In 1960, the Presidential election was about passing the torch from the older generation, i.e. men who were born in the 19th century, to the younger men of the what is now called “the Greatest Generation.” Much was made of the youth and vigor of these new candidates. The election of Bill Clinton marked the passing of the torch to the Baby Boomer Generation. Looking at the Presidential field today, perhaps it is time to pass leadership once more, but who in Generation X is there to pick up the torch? Both main parties, for different reasons, have rejected the younger candidates. Our choices, including Mr. Sanders, have an average age of 70. If that 3 am phone call Ms. Clinton so famously advertised in 2008 comes in, who will be awake to answer it? She’s already shown a tendency not to want to pick up the phone, and would Mr. Trump?
How long should graduation speeches be? Perhaps if they were shorter flyover aircraft might make it back to their base.

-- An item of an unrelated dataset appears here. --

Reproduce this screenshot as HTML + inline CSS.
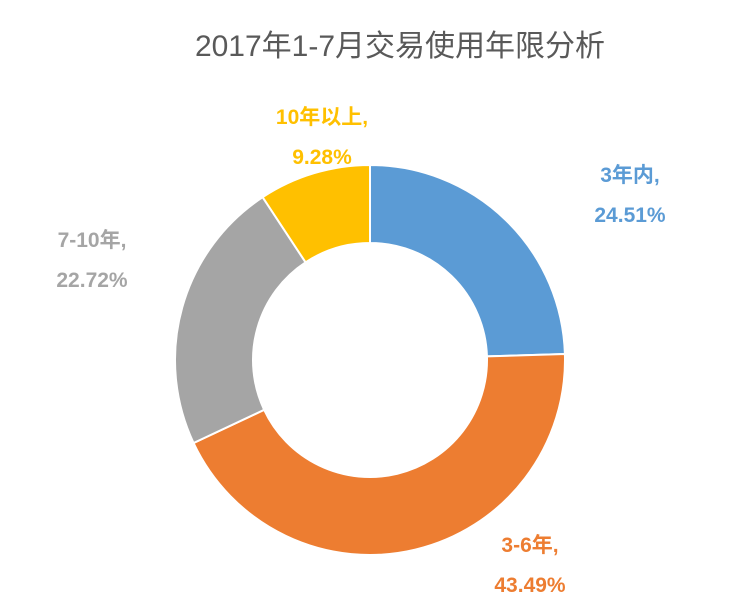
<!DOCTYPE html>
<html><head><meta charset="utf-8"><style>
body{margin:0;background:#fff;}
svg{display:block;font-family:"Liberation Sans","Noto Sans CJK SC",sans-serif;}
.lbl{font-weight:bold;font-size:21px;text-anchor:middle;}
</style></head><body>
<svg width="752" height="609">
<text x="400" y="56" font-size="30" fill="#595959" text-anchor="middle">2017年1-7月交易使用年限分析</text>
<g id="slices"></g>
<g id="labels"></g>
</svg>
<script>
const categories=["3年内","3-6年","7-10年","10年以上"];
const values=[24.51,43.49,22.72,9.28];
const colors=["#5B9BD5","#ED7D31","#A5A5A5","#FFC000"];
const labelPos=[[630,182],[530,552],[92,247],[322,124]];
const cx=370,cy=360,R=195,r=117;
const total=values.reduce((a,b)=>a+b,0);
const g=document.getElementById('slices'),lg=document.getElementById('labels');
const NS="http://www.w3.org/2000/svg";
let a0=0;
function pt(a,rad){return [cx+rad*Math.sin(a),cy-rad*Math.cos(a)];}
values.forEach((v,i)=>{
 const a1=a0+v/total*2*Math.PI;
 const large=(a1-a0)>Math.PI?1:0;
 const p1=pt(a0,R),p2=pt(a1,R),p3=pt(a1,r),p4=pt(a0,r);
 const p=document.createElementNS(NS,'path');
 p.setAttribute('d',`M${p1}A${R},${R} 0 ${large} 1 ${p2}L${p3}A${r},${r} 0 ${large} 0 ${p4}Z`);
 p.setAttribute('fill',colors[i]);p.setAttribute('stroke','#fff');p.setAttribute('stroke-width','2');
 
 
 g.appendChild(p);
 const t=document.createElementNS(NS,'text');
 t.setAttribute('class','lbl');t.setAttribute('fill',colors[i]);
 t.setAttribute('x',labelPos[i][0]);t.setAttribute('y',labelPos[i][1]);
 
 
 const s1=document.createElementNS(NS,'tspan');s1.setAttribute('x',labelPos[i][0]);s1.textContent=categories[i]+',';
 const s2=document.createElementNS(NS,'tspan');s2.setAttribute('x',labelPos[i][0]);s2.setAttribute('dy','40');s2.textContent=v.toFixed(2)+'%';
 t.appendChild(s1);t.appendChild(s2);lg.appendChild(t);
 a0=a1;
});
</script>
</body></html>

There is a difference between acceptance and tolerance. Nobody wants to be tolerated, everyone wants to be accepted. Perhaps if we understood we all are bias about somethings and that benign tolerance is okay -- then we might get along just a bit better.
How should news reporting work? Perhaps if we eliminated the so called experts brought in to tell us what they think, and stuck to letting us sort out the facts for ourselves we would understand issues better. Or perhaps not.
If the glaciers in the Northern Hemisphere are melting, and the glaciers and ice fields in the Southern Hemisphere are growing, will the oceans only rise in the North? Perhaps?
There is a lot of talk by the Democrats about free college for everyone, and at the same time the flight of manufacturing to other countries is on-going and encouraged by the trade deals the various Presidents (both parties), and candidates for President have supported, e.g. NAFTA and TPP. So as the economy shrinks and the service industries like food, medical, legal, governmental, etc. grow. Should an employee’s compensation be based on the type and number of degrees held, or the value of that employee to the company? The interesting thing is there will be far more candidates for the job, than jobs for the candidates. Is the principle of supply and demand something that can be ignored? Perhaps not.